Legally? Neither. In the media? Both! Or worse! Whatever. At the end of the day, the real problem here is that you have an investigation that has nothing to do with pursuing a violation of a written law, and everything to do about digging up speculation about a politician. I'm still waiting for someone to even come up with the actual legal statute that they think Trump may have violated here. Hint: There isn't one. There's no law called "Russian Collusion". Not unless you get into areas of passing secrets to a foreign government, which even the most absurd conspiracy theories aren't suggesting.

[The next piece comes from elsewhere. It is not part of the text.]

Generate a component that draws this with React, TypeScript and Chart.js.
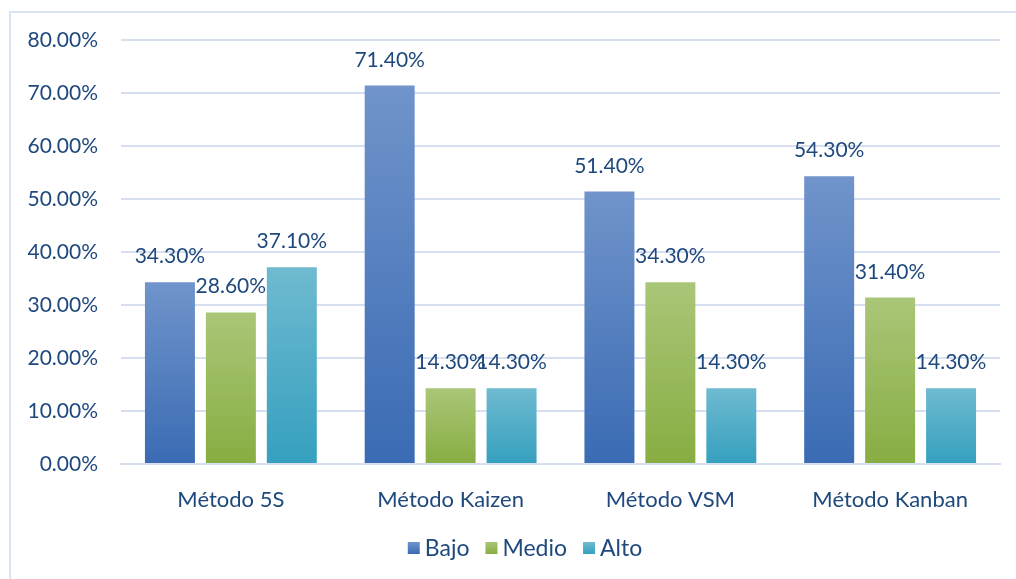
import React, { useEffect, useRef } from "react";
import { Chart, registerables } from "chart.js";

Chart.register(...registerables);

const categories = ["Método 5S", "Método Kaizen", "Método VSM", "Método Kanban"];
const seriesNames = ["Bajo", "Medio", "Alto"];
const bajo = [34.3, 71.4, 51.4, 54.3];
const medio = [28.6, 14.3, 34.3, 31.4];
const alto = [37.1, 14.3, 14.3, 14.3];
const yTicks = [0, 10, 20, 30, 40, 50, 60, 70, 80];

const TEXT = "#1F497D";
const GRID = "#d6e0f1";
const FONT = "Lato";

const palettes = [
  { top: "#7094cb", bottom: "#3a6bb3", solid: "#4a78c0" },
  { top: "#aac678", bottom: "#88ad42", solid: "#9bbb59" },
  { top: "#6fbad0", bottom: "#35a0bf", solid: "#4bacc6" },
];

function gradientFor(idx: number) {
  return (ctx: any) => {
    const chart = ctx.chart;
    const p = palettes[idx];
    if (!chart.chartArea || ctx.type !== "data") return p.solid;
    const y = chart.scales.y;
    const top = y.getPixelForValue(ctx.raw as number);
    const bottom = y.getPixelForValue(0);
    if (!isFinite(top) || !isFinite(bottom) || top === bottom) return p.solid;
    const g = chart.ctx.createLinearGradient(0, top, 0, bottom);
    g.addColorStop(0, p.top);
    g.addColorStop(1, p.bottom);
    return g;
  };
}

const valueLabels = {
  id: "valueLabels",
  afterDatasetsDraw(chart: any) {
    const c = chart.ctx;
    c.save();
    c.font = `21px ${FONT}`;
    c.fillStyle = TEXT;
    c.textAlign = "center";
    c.textBaseline = "alphabetic";
    chart.data.datasets.forEach((ds: any, i: number) => {
      const meta = chart.getDatasetMeta(i);
      meta.data.forEach((el: any, j: number) => {
        const v = ds.data[j] as number;
        c.fillText(`${v.toFixed(2)}%`, el.x, el.y - 19);
      });
    });
    c.restore();
  },
};

const customLegend = {
  id: "customLegend",
  afterDraw(chart: any) {
    const c = chart.ctx;
    c.save();
    c.font = `23px ${FONT}`;
    const box = 12, gapText = 5, gapItem = 16;
    const widths = seriesNames.map((n) => box + gapText + c.measureText(n).width);
    const total = widths.reduce((a, b) => a + b, 0) + gapItem * (seriesNames.length - 1);
    const cx = 525;
    const cy = 548;
    let x = cx - total / 2;
    c.textBaseline = "middle";
    c.textAlign = "left";
    seriesNames.forEach((n, i) => {
      const p = palettes[i];
      const g = c.createLinearGradient(0, cy - box / 2, 0, cy + box / 2);
      g.addColorStop(0, p.top);
      g.addColorStop(1, p.bottom);
      c.fillStyle = g;
      c.fillRect(x, cy - box / 2, box, box);
      c.fillStyle = TEXT;
      c.fillText(n, x + box + gapText, cy + 1);
      x += widths[i] + gapItem;
    });
    c.restore();
  },
};

export default function App() {
  const ref = useRef<HTMLCanvasElement | null>(null);
  useEffect(() => {
    document.body.style.margin = "0";
    if (!ref.current) return;
    const data = [bajo, medio, alto];
    const chart = new Chart(ref.current, {
      type: "bar",
      data: {
        labels: categories,
        datasets: seriesNames.map((name, i) => ({
          label: name,
          data: data[i],
          backgroundColor: gradientFor(i),
          barPercentage: 0.82,
          categoryPercentage: 0.832,
        })),
      },
      options: {
        animation: false,
        responsive: false,
        maintainAspectRatio: false,
        layout: { padding: { top: 40, right: 16, bottom: 54, left: 0 } },
        plugins: {
          tooltip: { enabled: false },
          legend: { display: false },
        },
        scales: {
          x: {
            grid: { display: false },
            border: { display: true, color: GRID, width: 2 },
            ticks: {
              font: { family: FONT, size: 22 },
              color: TEXT,
              padding: 15,
            },
            afterFit: (s: any) => {
              s.height = 61;
            },
          },
          y: {
            min: 0,
            max: 80,
            afterBuildTicks: (s: any) => {
              s.ticks = yTicks.map((v) => ({ value: v }));
            },
            grid: { color: GRID, lineWidth: 2, drawTicks: false },
            border: { display: false },
            ticks: {
              font: { family: FONT, size: 21 },
              color: TEXT,
              padding: 23,
              callback: (v: any) => `${Number(v).toFixed(2)}%`,
            },
            afterFit: (s: any) => {
              s.width = 121;
            },
          },
        },
      },
      plugins: [valueLabels, customLegend],
    });
    return () => chart.destroy();
  }, []);
  return (
    <div style={{ position: "relative", width: 1016, height: 579, background: "#fff", overflow: "hidden" }}>
      <div
        style={{
          position: "absolute",
          left: 9,
          top: 11,
          width: 1100,
          height: 700,
          borderLeft: "2px solid #d9e3f2",
          borderTop: "2px solid #d9e3f2",
        }}
      />
      <canvas ref={ref} width={1016} height={579} style={{ position: "absolute", left: 0, top: 0, width: 1016, height: 579 }} />
    </div>
  );
}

You guys actually think there weren't foreign governments who wanted Obama to be elected instead of a GOP alternative? You don't think those governments funded issues based advertisement in favor of positions Obama held? You don't think that every candidate for president has supporters and detractors around the world who engage in this sort of thing? You're naive if you think that. Of course foreign governments have an interest in our presidential elections because who sits in that office affects foreign policy of the US, which affects them. Of course they fund organizations inside the US who in turn advocate for positions and issues connected to those politicians, just like anyone else can and does.
This is not illegal. It's never been illegal. It is, at best, a political issue to argue that "so and so is liked by country A, and we don't like country A, so by association we should not like so and so". Which, um, has been tried, but is a hard sell to make in this case, and especially in this election, where all of the evidence shows that the Russians assumed that Clinton would win, and put all of their efforts into putting themselves into the best position they could when she did.
The Russians were not trying to help Trump win the freaking election people. The Russians were trying to weaken Clinton as a president by running with the whole "stolen election" bit. That's what the leaked emails were about. At the risk of repeating a previously made point, if you actually bother to read the entire intelligence report on "Russian meddling", it details this. Because of this, there's more or less zero possibility of any evidence of "Russian Collusion" between Trump and the Russians. And certainly nothing that comes remotely close to anything illegal. Because nothing the Russians were doing required any interaction with the Trump campaign. They would have no reason to do this. Any more than they'd have reason to interact with the Sanders campaign in order to push the idea that Clinton and the DNC "fixed" the primaries. It's the same thing.
So what we'll keep getting is more and more nibbling around the edges, all the while ignoring that the supposed primary point of the investigation is complete nonsense. At this point, it's an investigation for the purpose of having an investigation, and it'll continue as long as there's political value to being able to put "under investigation" as part of the byline whenever speaking about Trump, the White House, and anyone close to him.
But hey. Let's just keep speculating that "this time", it'll be meaningful. It wont.